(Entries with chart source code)
■ ■ ■
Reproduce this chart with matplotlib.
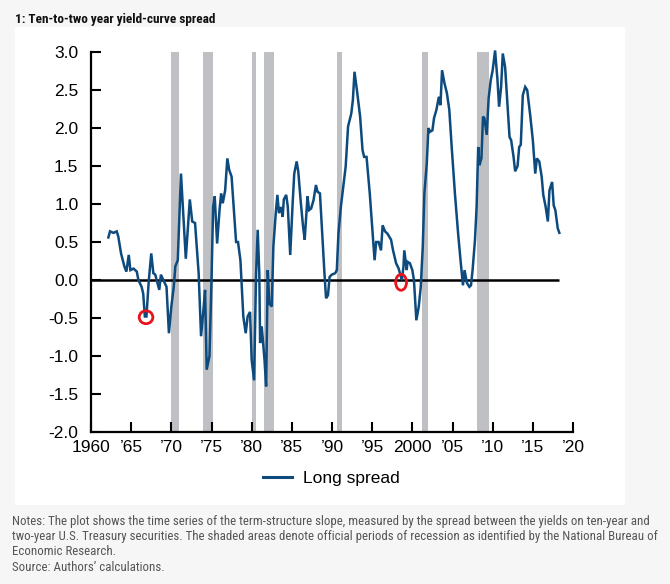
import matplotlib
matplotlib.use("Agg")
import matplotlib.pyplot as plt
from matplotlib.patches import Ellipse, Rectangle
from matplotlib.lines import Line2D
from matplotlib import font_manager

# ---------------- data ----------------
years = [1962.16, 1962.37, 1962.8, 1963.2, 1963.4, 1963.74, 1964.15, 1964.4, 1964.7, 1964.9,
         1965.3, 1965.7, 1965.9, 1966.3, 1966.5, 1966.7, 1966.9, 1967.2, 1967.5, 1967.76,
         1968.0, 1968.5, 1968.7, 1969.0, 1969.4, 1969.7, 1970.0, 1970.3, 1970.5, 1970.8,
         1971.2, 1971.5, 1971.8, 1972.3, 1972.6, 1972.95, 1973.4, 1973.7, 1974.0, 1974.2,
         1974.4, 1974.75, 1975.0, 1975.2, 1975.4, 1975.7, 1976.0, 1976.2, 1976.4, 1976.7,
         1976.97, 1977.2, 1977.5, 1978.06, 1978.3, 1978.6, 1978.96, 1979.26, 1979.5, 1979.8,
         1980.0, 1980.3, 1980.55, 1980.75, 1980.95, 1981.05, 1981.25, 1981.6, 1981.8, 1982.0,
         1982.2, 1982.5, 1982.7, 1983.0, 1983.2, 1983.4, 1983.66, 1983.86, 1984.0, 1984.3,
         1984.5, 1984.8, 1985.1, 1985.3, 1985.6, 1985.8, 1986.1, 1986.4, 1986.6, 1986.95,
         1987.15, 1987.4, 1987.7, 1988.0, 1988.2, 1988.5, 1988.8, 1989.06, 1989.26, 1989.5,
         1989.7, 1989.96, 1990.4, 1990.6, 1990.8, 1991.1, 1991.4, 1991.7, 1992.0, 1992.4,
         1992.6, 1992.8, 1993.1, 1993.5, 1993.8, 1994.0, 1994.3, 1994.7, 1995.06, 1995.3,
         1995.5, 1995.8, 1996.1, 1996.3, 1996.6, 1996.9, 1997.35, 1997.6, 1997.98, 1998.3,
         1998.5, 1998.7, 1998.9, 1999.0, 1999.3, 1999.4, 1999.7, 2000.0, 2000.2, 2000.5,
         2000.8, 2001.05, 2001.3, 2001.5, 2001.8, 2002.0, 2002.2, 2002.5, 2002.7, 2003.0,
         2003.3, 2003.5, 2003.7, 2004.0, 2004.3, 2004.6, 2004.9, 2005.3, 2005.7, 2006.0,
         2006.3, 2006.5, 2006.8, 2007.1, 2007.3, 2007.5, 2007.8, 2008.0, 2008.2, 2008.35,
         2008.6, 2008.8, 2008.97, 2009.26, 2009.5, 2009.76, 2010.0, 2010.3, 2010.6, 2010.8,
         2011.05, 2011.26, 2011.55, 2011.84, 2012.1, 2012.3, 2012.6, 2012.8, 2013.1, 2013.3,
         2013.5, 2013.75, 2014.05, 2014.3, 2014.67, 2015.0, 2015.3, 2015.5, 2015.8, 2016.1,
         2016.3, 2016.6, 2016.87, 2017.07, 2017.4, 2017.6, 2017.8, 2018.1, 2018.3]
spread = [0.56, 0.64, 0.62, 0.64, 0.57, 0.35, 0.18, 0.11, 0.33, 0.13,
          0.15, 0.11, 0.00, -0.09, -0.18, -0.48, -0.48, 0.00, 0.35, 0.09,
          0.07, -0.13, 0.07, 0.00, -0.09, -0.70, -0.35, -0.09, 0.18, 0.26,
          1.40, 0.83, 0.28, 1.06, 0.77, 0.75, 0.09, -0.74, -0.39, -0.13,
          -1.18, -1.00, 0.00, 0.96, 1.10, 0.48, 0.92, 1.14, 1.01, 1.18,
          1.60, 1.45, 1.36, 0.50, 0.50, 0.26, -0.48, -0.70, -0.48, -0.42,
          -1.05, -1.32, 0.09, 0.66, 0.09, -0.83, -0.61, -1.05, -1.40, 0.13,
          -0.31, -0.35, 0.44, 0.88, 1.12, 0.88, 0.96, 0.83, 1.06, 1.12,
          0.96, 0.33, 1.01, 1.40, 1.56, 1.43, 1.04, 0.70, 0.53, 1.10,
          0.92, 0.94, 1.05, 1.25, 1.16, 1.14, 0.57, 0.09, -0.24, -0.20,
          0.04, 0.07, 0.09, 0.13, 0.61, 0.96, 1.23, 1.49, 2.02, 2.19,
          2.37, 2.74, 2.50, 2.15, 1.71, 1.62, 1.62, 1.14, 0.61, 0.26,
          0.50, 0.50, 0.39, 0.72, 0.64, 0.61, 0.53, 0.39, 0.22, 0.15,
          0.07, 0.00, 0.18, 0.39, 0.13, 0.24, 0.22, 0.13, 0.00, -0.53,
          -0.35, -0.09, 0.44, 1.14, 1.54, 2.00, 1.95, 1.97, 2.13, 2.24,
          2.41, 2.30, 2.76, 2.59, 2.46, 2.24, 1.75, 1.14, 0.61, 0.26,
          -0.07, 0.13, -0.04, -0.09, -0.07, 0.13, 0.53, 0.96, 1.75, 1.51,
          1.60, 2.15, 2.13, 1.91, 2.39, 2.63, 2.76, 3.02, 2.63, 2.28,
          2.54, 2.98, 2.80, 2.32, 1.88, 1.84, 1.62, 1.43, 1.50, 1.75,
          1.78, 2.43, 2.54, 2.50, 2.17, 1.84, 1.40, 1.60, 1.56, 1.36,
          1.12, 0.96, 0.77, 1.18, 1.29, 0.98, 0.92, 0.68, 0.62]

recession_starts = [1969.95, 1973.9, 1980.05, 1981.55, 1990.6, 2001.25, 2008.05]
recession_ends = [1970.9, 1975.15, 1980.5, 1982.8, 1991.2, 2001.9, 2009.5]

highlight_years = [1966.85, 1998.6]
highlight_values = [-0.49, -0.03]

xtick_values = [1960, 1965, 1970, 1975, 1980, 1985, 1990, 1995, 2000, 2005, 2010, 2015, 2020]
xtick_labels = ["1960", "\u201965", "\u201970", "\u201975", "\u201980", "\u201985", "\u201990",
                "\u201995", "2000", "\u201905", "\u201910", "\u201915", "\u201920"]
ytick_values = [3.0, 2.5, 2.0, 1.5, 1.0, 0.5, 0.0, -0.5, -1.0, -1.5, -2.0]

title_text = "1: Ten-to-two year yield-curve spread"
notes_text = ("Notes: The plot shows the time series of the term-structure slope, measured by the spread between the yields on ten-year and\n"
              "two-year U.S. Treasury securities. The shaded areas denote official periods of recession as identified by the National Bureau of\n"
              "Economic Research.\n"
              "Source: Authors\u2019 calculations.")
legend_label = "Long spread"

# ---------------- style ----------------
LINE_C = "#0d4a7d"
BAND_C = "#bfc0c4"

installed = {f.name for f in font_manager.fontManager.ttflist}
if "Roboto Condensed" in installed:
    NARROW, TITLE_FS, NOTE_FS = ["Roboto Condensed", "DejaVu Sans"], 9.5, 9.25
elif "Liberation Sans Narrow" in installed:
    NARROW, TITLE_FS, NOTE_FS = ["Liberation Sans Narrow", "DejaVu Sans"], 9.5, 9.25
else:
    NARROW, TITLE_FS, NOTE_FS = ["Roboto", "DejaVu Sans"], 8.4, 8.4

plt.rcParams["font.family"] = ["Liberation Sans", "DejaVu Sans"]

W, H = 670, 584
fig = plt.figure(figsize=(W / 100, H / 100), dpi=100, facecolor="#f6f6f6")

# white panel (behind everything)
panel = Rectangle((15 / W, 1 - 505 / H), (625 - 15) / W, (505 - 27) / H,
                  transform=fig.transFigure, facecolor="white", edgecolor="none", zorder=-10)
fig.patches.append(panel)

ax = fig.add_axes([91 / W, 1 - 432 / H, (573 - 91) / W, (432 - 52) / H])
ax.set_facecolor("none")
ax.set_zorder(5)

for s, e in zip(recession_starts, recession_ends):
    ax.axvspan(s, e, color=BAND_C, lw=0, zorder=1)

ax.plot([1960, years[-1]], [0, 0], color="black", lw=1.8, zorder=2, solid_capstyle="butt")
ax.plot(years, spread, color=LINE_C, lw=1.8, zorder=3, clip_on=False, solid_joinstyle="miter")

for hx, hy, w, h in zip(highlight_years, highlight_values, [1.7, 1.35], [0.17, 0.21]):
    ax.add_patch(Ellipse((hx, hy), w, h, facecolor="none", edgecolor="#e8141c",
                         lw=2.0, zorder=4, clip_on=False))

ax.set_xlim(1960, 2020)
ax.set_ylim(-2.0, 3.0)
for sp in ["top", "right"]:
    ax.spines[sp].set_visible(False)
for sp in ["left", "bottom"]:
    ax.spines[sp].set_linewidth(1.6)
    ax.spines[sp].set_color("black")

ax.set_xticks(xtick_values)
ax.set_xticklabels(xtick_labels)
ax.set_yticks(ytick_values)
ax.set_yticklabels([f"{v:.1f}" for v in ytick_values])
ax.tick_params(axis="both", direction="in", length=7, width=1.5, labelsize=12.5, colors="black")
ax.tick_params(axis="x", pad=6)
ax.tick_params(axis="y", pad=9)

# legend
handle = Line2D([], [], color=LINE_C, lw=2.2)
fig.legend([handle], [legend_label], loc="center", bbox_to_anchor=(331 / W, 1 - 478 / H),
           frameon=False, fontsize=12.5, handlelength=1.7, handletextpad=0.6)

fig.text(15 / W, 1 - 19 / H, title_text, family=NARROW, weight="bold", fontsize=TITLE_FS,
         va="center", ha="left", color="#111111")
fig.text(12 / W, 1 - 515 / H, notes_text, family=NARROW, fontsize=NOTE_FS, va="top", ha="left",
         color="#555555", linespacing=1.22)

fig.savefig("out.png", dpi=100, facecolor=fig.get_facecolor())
■ ■ ■
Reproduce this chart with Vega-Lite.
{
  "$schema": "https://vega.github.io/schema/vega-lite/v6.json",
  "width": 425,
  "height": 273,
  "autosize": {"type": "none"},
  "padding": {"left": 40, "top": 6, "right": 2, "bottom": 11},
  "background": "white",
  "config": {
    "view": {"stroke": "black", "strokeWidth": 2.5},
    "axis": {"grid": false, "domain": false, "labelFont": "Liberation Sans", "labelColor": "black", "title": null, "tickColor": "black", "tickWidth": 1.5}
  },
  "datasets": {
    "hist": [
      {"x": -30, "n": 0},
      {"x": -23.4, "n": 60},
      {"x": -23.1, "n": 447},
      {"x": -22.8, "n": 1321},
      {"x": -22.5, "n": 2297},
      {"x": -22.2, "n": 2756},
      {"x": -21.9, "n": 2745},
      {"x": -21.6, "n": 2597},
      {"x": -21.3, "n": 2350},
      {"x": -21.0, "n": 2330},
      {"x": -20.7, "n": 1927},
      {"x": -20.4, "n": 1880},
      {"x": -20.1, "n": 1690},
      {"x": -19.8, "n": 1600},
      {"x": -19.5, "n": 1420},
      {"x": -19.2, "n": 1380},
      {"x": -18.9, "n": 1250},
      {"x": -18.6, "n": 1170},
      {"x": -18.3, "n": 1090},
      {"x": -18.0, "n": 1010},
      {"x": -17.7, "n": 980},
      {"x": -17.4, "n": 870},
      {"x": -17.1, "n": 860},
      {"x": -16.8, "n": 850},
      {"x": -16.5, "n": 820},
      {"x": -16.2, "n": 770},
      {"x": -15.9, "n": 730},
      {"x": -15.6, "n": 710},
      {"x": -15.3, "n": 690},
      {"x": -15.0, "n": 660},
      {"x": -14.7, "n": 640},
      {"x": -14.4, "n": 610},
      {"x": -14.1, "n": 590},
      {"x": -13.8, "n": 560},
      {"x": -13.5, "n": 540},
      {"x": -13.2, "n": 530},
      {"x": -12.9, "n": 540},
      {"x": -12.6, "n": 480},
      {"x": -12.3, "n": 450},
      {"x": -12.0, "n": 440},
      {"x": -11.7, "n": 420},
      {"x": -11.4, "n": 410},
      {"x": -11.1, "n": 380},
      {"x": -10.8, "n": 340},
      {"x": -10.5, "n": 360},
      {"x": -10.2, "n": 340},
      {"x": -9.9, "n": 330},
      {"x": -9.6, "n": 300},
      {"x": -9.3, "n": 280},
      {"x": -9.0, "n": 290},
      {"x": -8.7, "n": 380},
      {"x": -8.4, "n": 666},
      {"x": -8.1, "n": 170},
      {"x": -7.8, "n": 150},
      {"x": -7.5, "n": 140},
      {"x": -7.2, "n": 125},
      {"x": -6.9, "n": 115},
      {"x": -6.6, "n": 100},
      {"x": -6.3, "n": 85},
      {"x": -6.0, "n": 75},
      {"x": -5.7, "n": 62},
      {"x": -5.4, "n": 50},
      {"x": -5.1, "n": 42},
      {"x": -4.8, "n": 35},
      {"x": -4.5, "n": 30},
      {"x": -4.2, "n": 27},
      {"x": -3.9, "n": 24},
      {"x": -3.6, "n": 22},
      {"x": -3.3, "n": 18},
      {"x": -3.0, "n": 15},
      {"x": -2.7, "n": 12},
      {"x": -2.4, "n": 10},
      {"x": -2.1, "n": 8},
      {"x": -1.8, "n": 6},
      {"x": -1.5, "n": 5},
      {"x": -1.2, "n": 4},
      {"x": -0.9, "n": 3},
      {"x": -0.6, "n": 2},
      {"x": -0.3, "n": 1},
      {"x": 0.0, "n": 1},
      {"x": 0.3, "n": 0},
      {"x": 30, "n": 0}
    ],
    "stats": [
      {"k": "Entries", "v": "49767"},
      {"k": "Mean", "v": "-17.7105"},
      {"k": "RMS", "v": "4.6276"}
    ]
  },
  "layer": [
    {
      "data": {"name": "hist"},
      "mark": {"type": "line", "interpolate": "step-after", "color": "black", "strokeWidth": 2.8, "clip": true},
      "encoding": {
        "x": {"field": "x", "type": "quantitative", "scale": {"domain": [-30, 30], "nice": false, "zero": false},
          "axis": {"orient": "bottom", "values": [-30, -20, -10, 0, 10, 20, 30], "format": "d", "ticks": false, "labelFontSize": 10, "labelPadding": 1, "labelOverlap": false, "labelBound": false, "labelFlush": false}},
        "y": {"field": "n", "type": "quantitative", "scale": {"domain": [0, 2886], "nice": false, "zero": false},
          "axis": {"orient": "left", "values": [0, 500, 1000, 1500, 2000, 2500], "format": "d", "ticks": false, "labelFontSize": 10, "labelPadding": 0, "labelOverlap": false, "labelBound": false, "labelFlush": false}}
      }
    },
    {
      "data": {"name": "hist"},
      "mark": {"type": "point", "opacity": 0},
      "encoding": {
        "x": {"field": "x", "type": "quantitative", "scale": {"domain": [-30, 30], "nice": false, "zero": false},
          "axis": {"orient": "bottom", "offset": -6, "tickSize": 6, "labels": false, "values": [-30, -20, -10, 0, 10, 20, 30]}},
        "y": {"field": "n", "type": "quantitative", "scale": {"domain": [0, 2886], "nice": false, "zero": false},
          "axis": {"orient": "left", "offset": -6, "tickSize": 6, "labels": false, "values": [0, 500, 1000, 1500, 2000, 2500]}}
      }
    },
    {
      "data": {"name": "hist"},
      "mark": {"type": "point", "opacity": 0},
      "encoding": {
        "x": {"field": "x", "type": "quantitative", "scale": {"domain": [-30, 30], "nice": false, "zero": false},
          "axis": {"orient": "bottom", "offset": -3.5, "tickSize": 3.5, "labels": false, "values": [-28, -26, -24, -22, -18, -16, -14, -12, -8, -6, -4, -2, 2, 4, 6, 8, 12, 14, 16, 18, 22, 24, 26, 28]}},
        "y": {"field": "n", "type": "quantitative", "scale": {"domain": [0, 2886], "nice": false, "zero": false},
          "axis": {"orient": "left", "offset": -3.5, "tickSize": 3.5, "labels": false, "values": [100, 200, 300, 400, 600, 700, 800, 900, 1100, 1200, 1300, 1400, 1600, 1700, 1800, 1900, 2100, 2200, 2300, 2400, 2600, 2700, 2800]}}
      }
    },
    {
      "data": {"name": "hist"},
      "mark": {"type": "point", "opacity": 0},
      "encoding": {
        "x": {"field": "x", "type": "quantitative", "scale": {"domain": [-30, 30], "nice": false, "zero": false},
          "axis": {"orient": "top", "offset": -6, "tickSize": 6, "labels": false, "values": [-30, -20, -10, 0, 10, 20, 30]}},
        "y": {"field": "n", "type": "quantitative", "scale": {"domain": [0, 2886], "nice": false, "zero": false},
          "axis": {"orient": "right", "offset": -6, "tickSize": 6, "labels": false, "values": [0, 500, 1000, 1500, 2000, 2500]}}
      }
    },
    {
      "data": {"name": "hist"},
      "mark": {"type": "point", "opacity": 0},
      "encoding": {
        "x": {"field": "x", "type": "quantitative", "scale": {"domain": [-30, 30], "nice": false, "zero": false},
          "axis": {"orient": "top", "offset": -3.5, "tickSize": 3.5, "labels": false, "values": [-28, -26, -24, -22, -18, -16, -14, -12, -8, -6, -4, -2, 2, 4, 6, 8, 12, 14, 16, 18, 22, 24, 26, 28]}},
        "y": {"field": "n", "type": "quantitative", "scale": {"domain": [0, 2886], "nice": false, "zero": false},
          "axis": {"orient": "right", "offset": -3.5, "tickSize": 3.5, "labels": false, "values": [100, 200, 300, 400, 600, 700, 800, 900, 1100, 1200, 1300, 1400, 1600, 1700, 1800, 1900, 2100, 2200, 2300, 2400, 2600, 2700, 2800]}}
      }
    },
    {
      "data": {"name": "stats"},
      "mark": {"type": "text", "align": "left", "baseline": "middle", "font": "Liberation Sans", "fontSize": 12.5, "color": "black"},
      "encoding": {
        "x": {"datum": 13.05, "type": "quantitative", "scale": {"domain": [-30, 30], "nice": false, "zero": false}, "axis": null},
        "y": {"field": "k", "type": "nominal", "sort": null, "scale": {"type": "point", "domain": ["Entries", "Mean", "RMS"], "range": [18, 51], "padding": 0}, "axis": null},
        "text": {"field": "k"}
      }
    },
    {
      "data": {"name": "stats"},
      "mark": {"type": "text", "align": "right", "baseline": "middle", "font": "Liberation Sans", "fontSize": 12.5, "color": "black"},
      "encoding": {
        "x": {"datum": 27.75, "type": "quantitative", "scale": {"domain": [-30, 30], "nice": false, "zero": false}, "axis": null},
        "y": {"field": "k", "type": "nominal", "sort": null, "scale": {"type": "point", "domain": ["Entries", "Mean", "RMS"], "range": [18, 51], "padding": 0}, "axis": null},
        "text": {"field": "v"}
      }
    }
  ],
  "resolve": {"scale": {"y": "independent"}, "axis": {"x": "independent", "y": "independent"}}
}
■ ■ ■
## Aim:
In the listing above, find the line containing "Reproduce this chart with matplotlib." and the line containing "from matplotlib import font_manager". Print those two lines and every line between them exactly, with no pictures.

## Task solution:
Reproduce this chart with matplotlib.
import matplotlib
matplotlib.use("Agg")
import matplotlib.pyplot as plt
from matplotlib.patches import Ellipse, Rectangle
from matplotlib.lines import Line2D
from matplotlib import font_manager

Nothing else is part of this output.